La storia si svolge in quegli anni ma parla di oggi. Perché allora come adesso in Egitto sono sempre uguali i rapporti fra ricchi e poveri, governo e governati, egiziani e occidentali che allora governavano il Paese da colonialisti e oggi da alleati interessati. Ma non parlo male di voi: fra i personaggi ci sono tanti europei buoni. Ci sono i servi nubiani dalla pelle nera e i maggiordomi turchi. Il romanzo si pone domande rilevanti per la realtà di oggi, anche se è ambientato negli anni Quaranta. Perché niente è cambiato, nemmeno la dignità e l'umanità degli egiziani. Sì, se devo dare una definizione, questo è un romanzo dedicato alla dignità. C'era allora per resistere ai soprusi, e c'è oggi.

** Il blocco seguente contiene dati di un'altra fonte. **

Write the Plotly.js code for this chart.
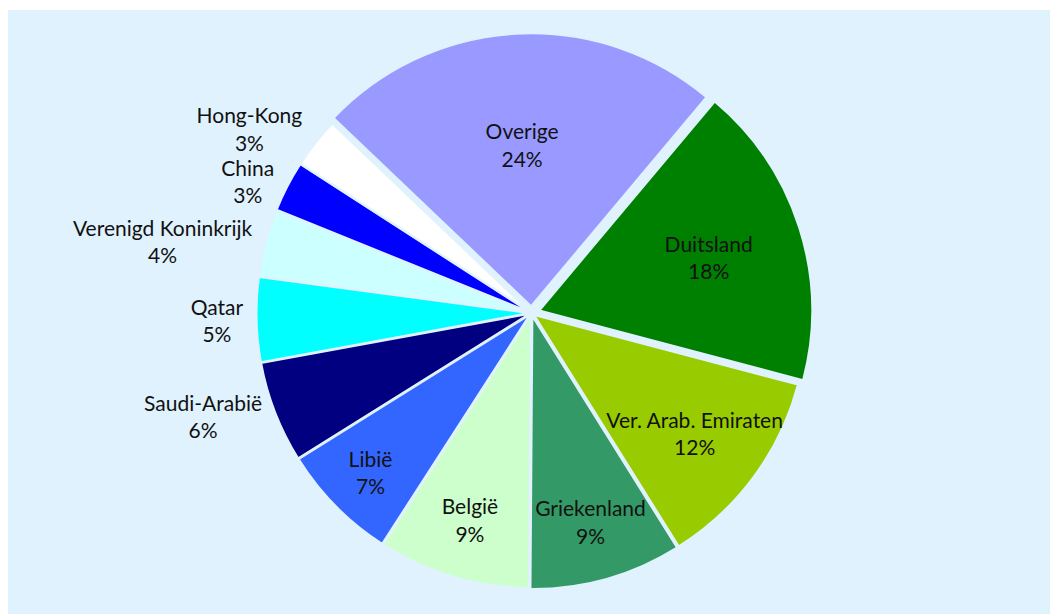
<!DOCTYPE html>
<html>
<head>
<meta charset="utf-8">
<script src="https://cdn.plot.ly/plotly-3.0.1.min.js"></script>
<style>
  html, body { margin: 0; padding: 0; background: #ffffff; }
  #chart { position: absolute; left: 8px; top: 10px; width: 1042px; height: 604px; }
  #chart path.textline { display: none; }
</style>
</head>
<body>
<div id="chart"></div>
<script>
const labels = ["Duitsland", "Ver. Arab. Emiraten", "Griekenland", "België", "Libië", "Saudi-Arabië", "Qatar", "Verenigd Koninkrijk", "China", "Hong-Kong", "Overige"];
const values = [18, 12, 9, 9, 7, 6, 5, 4, 3, 3, 24];
const colors = ["#008000", "#99CC00", "#339966", "#CCFFCC", "#3366FF", "#000080", "#00FFFF", "#CCFFFF", "#0000FF", "#FFFFFF", "#9999FF"];
const positions = ["inside", "inside", "inside", "inside", "inside", "outside", "outside", "outside", "outside", "outside", "inside"];
const pulls = [0.03, 0.012, 0.012, 0.008, 0.008, 0.008, 0.008, 0.008, 0.008, 0.008, 0.025];
const bg = "#E0F2FD";
const fontFamily = "Lato, 'Open Sans', sans-serif";

const trace = {
  type: "pie",
  labels: labels,
  values: values,
  sort: false,
  direction: "clockwise",
  rotation: 40,
  marker: { colors: colors, line: { color: bg, width: 2 } },
  pull: pulls,
  textposition: positions,
  textinfo: "label+percent",
  texttemplate: "%{label}<br>%{percent:.0%}",
  insidetextorientation: "horizontal",
  textfont: { family: fontFamily, size: 21, color: "#111111" },
  insidetextfont: { family: fontFamily, size: 21, color: "#111111" },
  outsidetextfont: { family: fontFamily, size: 21, color: "#111111" },
  hoverinfo: "label+percent",
  showlegend: false
};

const layout = {
  width: 1042,
  height: 604,
  paper_bgcolor: bg,
  plot_bgcolor: bg,
  margin: { l: 5, r: 0, t: 22, b: 20 },
  uniformtext: { mode: "show", minsize: 21 },
  showlegend: false
};

Plotly.newPlot("chart", [trace], layout, { displayModeBar: false, staticPlot: true });
</script>
</body>
</html>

Durante la prima piazza Tahrir, gennaio-febbraio 2011, Aswani aveva dato una descrizione efficace degli egiziani. Erano come i cammelli: sopportano in silenzio ogni fatica. Ma quell'unica volta in cui si arrabbiano, diventano pericolosi. Ora non sono diversi, "ma hanno compiuto una grande impresa: in un solo anno, quello del governo della fratellanza, hanno scoperto la differenza fra Islam e politica, fondamentare per creare una democrazia. Temevo occorresse più tempo".
Nel romanzo un ruolo centrale lo occupa re Faruk che nel 1952 sarebbe stato defenestrato dagli Ufficiali liberi di Mohamed Naguib, Gamal Nasser e Anwar Sadat. Come Mohamed Morsi, il presidente della fratellanza, è stato esautorato dai militari di oggi. «No, questo non è un colpo di stato ma una rivoluzione», chiarisce al-Aswani. «Allora pochi militari trascinarono un popolo intero, adesso è stato il popolo a spingere i militari dalla sua parte. Anche i generali sono cambiati: si sentono i responsabili del rinnovamento del Paese. Proteggono la sua rivoluzione, non la sua conservazione».
In ogni caso, Faruk «è un personaggio decisivo ma non il più importante», dice lo scrittore, tornando a parlare del suo ultimo romanzo. Ala al-Aswani confonde e sovrappone il passato e gli ultimi eventi politici ai quali ha partecipato in piazza Tahrir. Difficile dire se lo faccia senza accorgersene o volontariamente. Dovendo scommetterci, meglio giocare sull'intenzionalità. «Faruk – continua – era un terribile dittatore ma garantiva sicurezza. Anche con Mubarak eravamo sicuri alle frontiere e dentro il Paese, ma non eravamo liberi. Credo che alla fine la libertà sia più importante, per quanto sia drammatico perdere la nostra sicurezza: allora e oggi».
La questione che Ala al-Aswani non ha ancora affrontato è se questa sia davvero libertà. Se dietro i giovani Tamarrud, i ribelli che hanno iniziato la rivolta, e le opposizioni laiche e di sinistra che l'hanno condivisa, non ci fosse un grande disegno dei militari per riprendere il controllo dell'Egitto. Una buona parte dei milioni scesi di nuovo in strada erano feloul. In arabo significa "resti": i resti del vecchio regime, felici di affiancare i giovani senza i quali non si sarebbero liberati del potere dei Fratelli musulmani. Gli stessi giovani che solo due anni fa avevano cacciato loro, i feloul.